WRITTEN EXERCISE: In your copy, leave out the pictures; write out all the data exactly.
──────── STORED DATA ────────
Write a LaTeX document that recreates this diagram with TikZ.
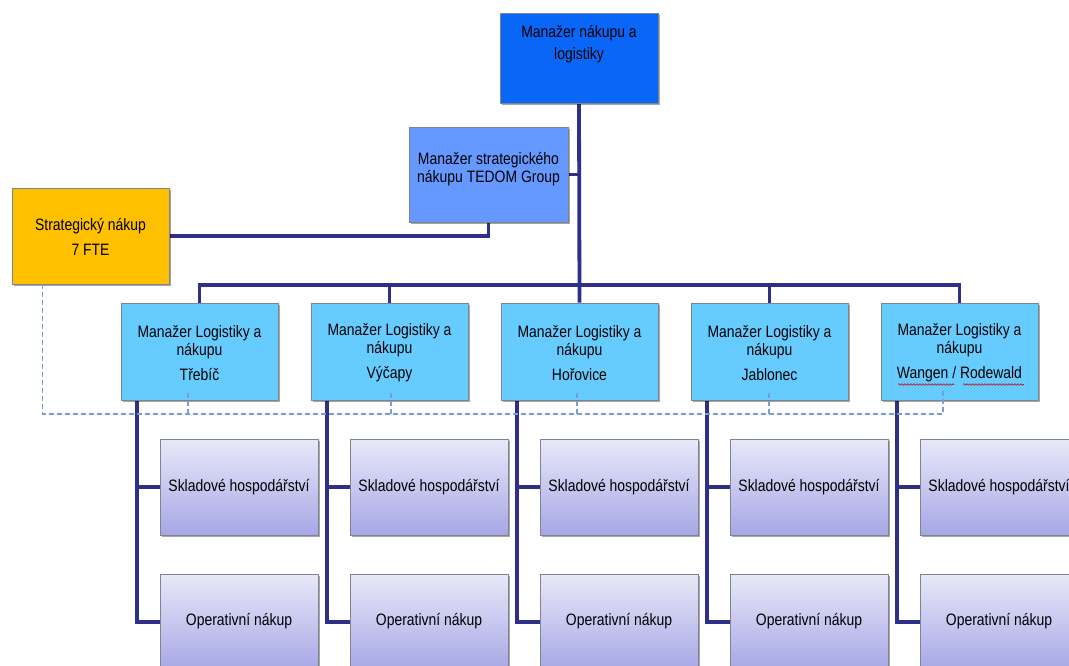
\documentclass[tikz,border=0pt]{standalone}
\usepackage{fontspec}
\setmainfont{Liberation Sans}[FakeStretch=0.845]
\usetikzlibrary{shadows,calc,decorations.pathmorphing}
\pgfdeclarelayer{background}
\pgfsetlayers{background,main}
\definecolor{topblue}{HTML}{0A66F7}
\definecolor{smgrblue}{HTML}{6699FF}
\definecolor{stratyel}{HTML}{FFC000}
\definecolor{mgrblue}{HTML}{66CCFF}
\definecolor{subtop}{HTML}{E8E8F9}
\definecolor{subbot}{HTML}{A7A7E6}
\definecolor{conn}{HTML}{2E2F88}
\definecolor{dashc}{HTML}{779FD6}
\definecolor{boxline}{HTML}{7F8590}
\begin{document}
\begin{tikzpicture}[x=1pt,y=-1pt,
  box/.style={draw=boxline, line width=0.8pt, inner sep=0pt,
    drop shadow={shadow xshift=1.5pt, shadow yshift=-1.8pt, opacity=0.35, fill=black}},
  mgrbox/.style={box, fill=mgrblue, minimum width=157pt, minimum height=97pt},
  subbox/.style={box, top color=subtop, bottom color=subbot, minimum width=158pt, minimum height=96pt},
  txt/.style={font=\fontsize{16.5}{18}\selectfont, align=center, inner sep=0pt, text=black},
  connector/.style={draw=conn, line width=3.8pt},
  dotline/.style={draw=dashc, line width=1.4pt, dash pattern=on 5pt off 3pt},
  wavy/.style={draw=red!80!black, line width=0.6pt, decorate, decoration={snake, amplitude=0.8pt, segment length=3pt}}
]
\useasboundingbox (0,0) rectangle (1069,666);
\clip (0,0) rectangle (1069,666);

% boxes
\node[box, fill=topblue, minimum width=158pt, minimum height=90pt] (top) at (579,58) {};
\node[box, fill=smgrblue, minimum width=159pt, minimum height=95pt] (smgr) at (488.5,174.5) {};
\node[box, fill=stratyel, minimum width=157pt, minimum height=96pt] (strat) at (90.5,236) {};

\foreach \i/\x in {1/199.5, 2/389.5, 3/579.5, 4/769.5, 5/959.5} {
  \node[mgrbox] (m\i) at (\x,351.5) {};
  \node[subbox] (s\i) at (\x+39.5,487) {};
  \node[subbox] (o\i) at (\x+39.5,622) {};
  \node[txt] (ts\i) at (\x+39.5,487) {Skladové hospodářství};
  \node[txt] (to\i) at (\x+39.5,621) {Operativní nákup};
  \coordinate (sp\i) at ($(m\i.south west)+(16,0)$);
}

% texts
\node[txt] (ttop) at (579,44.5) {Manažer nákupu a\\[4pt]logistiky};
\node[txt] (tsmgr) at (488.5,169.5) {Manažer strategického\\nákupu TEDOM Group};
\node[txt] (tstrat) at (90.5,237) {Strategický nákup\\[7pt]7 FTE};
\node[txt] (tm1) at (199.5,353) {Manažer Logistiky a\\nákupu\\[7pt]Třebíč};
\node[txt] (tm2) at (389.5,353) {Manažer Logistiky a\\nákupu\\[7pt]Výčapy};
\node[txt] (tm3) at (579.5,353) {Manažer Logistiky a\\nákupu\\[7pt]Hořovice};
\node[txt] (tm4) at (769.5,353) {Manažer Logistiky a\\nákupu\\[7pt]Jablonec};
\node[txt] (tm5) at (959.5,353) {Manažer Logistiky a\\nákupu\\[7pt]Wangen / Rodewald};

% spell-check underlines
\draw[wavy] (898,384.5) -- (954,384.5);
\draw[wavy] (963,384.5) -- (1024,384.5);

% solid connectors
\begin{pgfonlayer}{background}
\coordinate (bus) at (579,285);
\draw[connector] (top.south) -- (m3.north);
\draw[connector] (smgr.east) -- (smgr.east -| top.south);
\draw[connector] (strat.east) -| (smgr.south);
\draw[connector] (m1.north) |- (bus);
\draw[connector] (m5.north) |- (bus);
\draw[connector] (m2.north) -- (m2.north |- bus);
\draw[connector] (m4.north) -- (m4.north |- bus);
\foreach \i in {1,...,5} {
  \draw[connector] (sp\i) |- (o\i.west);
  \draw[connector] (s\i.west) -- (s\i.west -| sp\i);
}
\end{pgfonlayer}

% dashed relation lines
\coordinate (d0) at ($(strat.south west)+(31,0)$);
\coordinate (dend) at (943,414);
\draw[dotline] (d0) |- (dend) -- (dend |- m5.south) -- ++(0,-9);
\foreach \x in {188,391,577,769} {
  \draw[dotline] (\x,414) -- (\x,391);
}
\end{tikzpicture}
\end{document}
────────
EXERCISE SOLUTION:
Write a LaTeX document that recreates this diagram with TikZ.
\documentclass[tikz,border=0pt]{standalone}
\usepackage{fontspec}
\setmainfont{Liberation Sans}[FakeStretch=0.845]
\usetikzlibrary{shadows,calc,decorations.pathmorphing}
\pgfdeclarelayer{background}
\pgfsetlayers{background,main}
\definecolor{topblue}{HTML}{0A66F7}
\definecolor{smgrblue}{HTML}{6699FF}
\definecolor{stratyel}{HTML}{FFC000}
\definecolor{mgrblue}{HTML}{66CCFF}
\definecolor{subtop}{HTML}{E8E8F9}
\definecolor{subbot}{HTML}{A7A7E6}
\definecolor{conn}{HTML}{2E2F88}
\definecolor{dashc}{HTML}{779FD6}
\definecolor{boxline}{HTML}{7F8590}
\begin{document}
\begin{tikzpicture}[x=1pt,y=-1pt,
  box/.style={draw=boxline, line width=0.8pt, inner sep=0pt,
    drop shadow={shadow xshift=1.5pt, shadow yshift=-1.8pt, opacity=0.35, fill=black}},
  mgrbox/.style={box, fill=mgrblue, minimum width=157pt, minimum height=97pt},
  subbox/.style={box, top color=subtop, bottom color=subbot, minimum width=158pt, minimum height=96pt},
  txt/.style={font=\fontsize{16.5}{18}\selectfont, align=center, inner sep=0pt, text=black},
  connector/.style={draw=conn, line width=3.8pt},
  dotline/.style={draw=dashc, line width=1.4pt, dash pattern=on 5pt off 3pt},
  wavy/.style={draw=red!80!black, line width=0.6pt, decorate, decoration={snake, amplitude=0.8pt, segment length=3pt}}
]
\useasboundingbox (0,0) rectangle (1069,666);
\clip (0,0) rectangle (1069,666);

% boxes
\node[box, fill=topblue, minimum width=158pt, minimum height=90pt] (top) at (579,58) {};
\node[box, fill=smgrblue, minimum width=159pt, minimum height=95pt] (smgr) at (488.5,174.5) {};
\node[box, fill=stratyel, minimum width=157pt, minimum height=96pt] (strat) at (90.5,236) {};

\foreach \i/\x in {1/199.5, 2/389.5, 3/579.5, 4/769.5, 5/959.5} {
  \node[mgrbox] (m\i) at (\x,351.5) {};
  \node[subbox] (s\i) at (\x+39.5,487) {};
  \node[subbox] (o\i) at (\x+39.5,622) {};
  \node[txt] (ts\i) at (\x+39.5,487) {Skladové hospodářství};
  \node[txt] (to\i) at (\x+39.5,621) {Operativní nákup};
  \coordinate (sp\i) at ($(m\i.south west)+(16,0)$);
}

% texts
\node[txt] (ttop) at (579,44.5) {Manažer nákupu a\\[4pt]logistiky};
\node[txt] (tsmgr) at (488.5,169.5) {Manažer strategického\\nákupu TEDOM Group};
\node[txt] (tstrat) at (90.5,237) {Strategický nákup\\[7pt]7 FTE};
\node[txt] (tm1) at (199.5,353) {Manažer Logistiky a\\nákupu\\[7pt]Třebíč};
\node[txt] (tm2) at (389.5,353) {Manažer Logistiky a\\nákupu\\[7pt]Výčapy};
\node[txt] (tm3) at (579.5,353) {Manažer Logistiky a\\nákupu\\[7pt]Hořovice};
\node[txt] (tm4) at (769.5,353) {Manažer Logistiky a\\nákupu\\[7pt]Jablonec};
\node[txt] (tm5) at (959.5,353) {Manažer Logistiky a\\nákupu\\[7pt]Wangen / Rodewald};

% spell-check underlines
\draw[wavy] (898,384.5) -- (954,384.5);
\draw[wavy] (963,384.5) -- (1024,384.5);

% solid connectors
\begin{pgfonlayer}{background}
\coordinate (bus) at (579,285);
\draw[connector] (top.south) -- (m3.north);
\draw[connector] (smgr.east) -- (smgr.east -| top.south);
\draw[connector] (strat.east) -| (smgr.south);
\draw[connector] (m1.north) |- (bus);
\draw[connector] (m5.north) |- (bus);
\draw[connector] (m2.north) -- (m2.north |- bus);
\draw[connector] (m4.north) -- (m4.north |- bus);
\foreach \i in {1,...,5} {
  \draw[connector] (sp\i) |- (o\i.west);
  \draw[connector] (s\i.west) -- (s\i.west -| sp\i);
}
\end{pgfonlayer}

% dashed relation lines
\coordinate (d0) at ($(strat.south west)+(31,0)$);
\coordinate (dend) at (943,414);
\draw[dotline] (d0) |- (dend) -- (dend |- m5.south) -- ++(0,-9);
\foreach \x in {188,391,577,769} {
  \draw[dotline] (\x,414) -- (\x,391);
}
\end{tikzpicture}
\end{document}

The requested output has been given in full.